Ford was paired with an older actress, Ingrid Thulin, making both main roles much older than the book and 1921 film characters, giving more credibility to their relationship than a May-December romance would have. Although Thulin spoke English well, she was dubbed by Angela Lansbury.
Minnelli later wrote that as he was unhappy with the story he decided to make the film at least as "stunning visually as I could make it. The flaws in the story might be overlooked. Some of my previous pictures hadn't held much hope in the beginning, but they'd been saved because I'd had some leeway in the writing. But I didn't have this freedom on Four Horsemen. It would be interesting to see what could be accomplished."
Minnelli decided to make the Four Horsemen an integral part of the story, which would be designed by Tony Duquette as a set of andirons riding the sky, parallel to the main action. He used red as "a dominating color, culminating in a red gel over the newsreels, which would be shown in a documentary way to point up the devastation of the war and the insensitivity of the principal actors in taking scant notice of it."
Filming started in Paris on 17 October.
It proved difficult, in part due to riots due to the situation in Algeria and because of local reluctance to recreate scenes from the Occupation. It was decided to film the bulk of the movie in Hollywood instead.
One of the more famous scenes of the 1921 movie involved Rudolph Valentino dancing the tango. However the scene was not in the novel, and it was decided not to have a similar scene in the remake.
Ingrid Thulin later reflected on filming:
It was an interesting experience. I could not conform to their standards of beauty. I tried... After the first few rushes it was obvious that it [the film] would turn out badly. Yet they went right on. Perhaps they couldn't convince themselves that all that money would end in disaster. I really did want to be as beautiful as they wanted. It was terribly difficult. Then I worked very hard to dub the dialogue but they kept changing lines to things I couldn't pronounce. So they had to dub in another voice.
The movie spent a considerable amount of time in post production, causing its budget to increase further. This, combined with the massive cost over-runs of Lady L (which had been postponed) and the remake of Mutiny on the Bounty, as well as the massive failures of Cimarron, King of Kings, Mutiny on the Bounty, and this film, led to the resignation of Sol C. Siegel, MGM's head of production,.
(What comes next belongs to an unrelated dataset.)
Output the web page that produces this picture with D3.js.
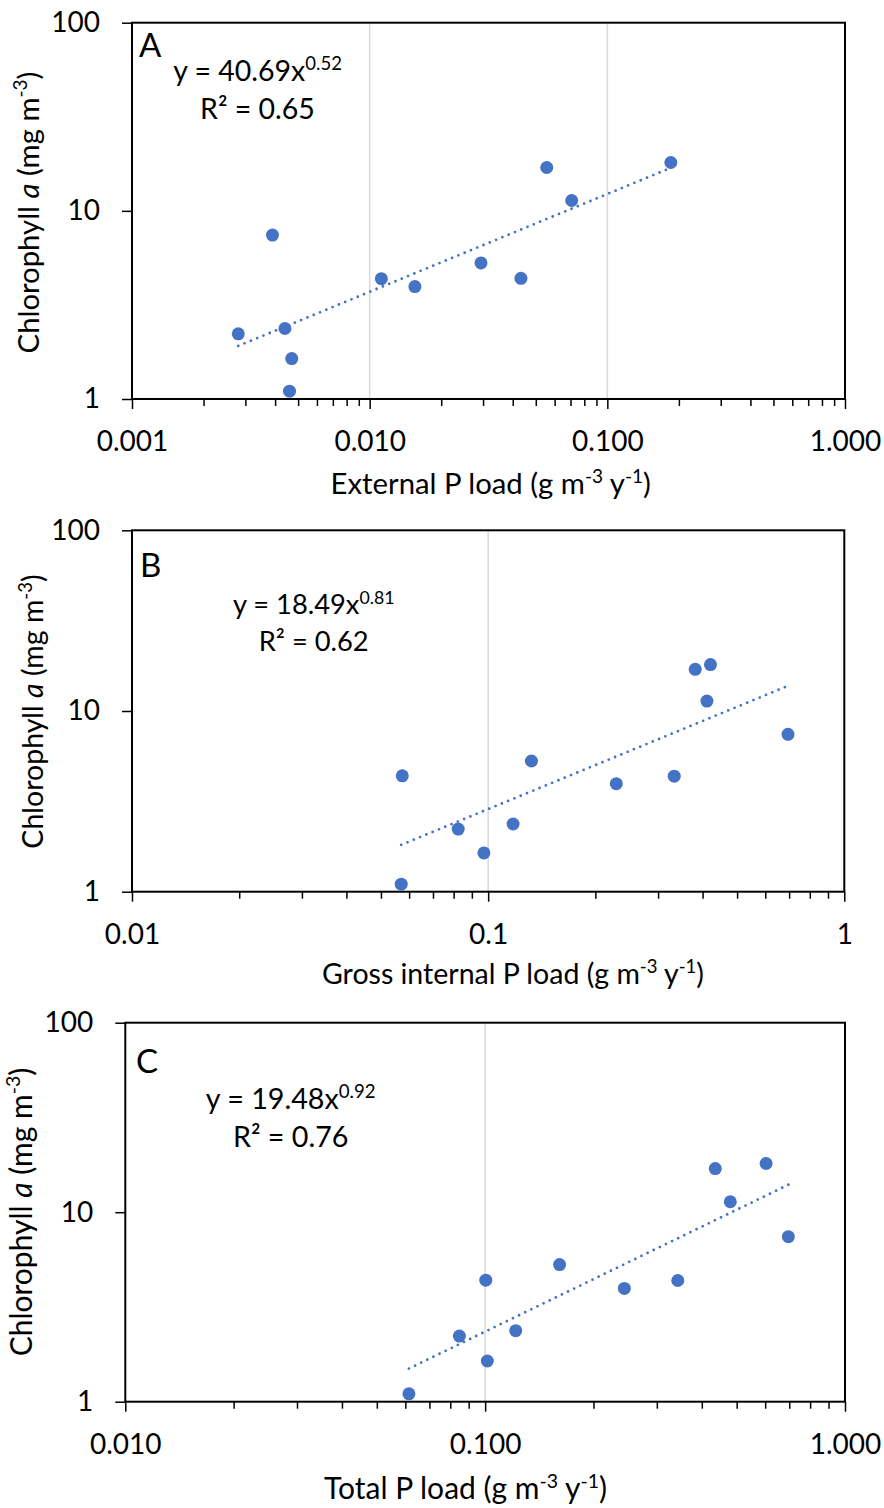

The film grossed $26,000 in its first week in Washington D.C. MGM had become aware by April that the film would not recoup its cost and started writing off the losses. Ultimately the movie earned $1,600,000 in theatrical rentals in the U.S. and Canada and $2,500,000 overseas. When costs of prints and advertising were added, the studio recorded a loss of $5,853,000.
It was compared very unfavorably to the famous 1921 version, which propelled Rudolph Valentino to superstardom. Ford, with many films behind him, was not the unknown that Valentino was when he appeared in the 1921 film. Ford, 46 years old, also had the disadvantage of trying to reprise a role that Valentino had played when he was 26. Critics also considered Ford severely miscast as a Latin lover who, in their minds, should have been played by someone much younger.
André Previn composed the soundtrack score, which Alan and Marilyn Bergman later adapted and wrote lyrics to. The resulting song, "More in Love with You", was recorded by Barbra Streisand for The Movie Album (2003).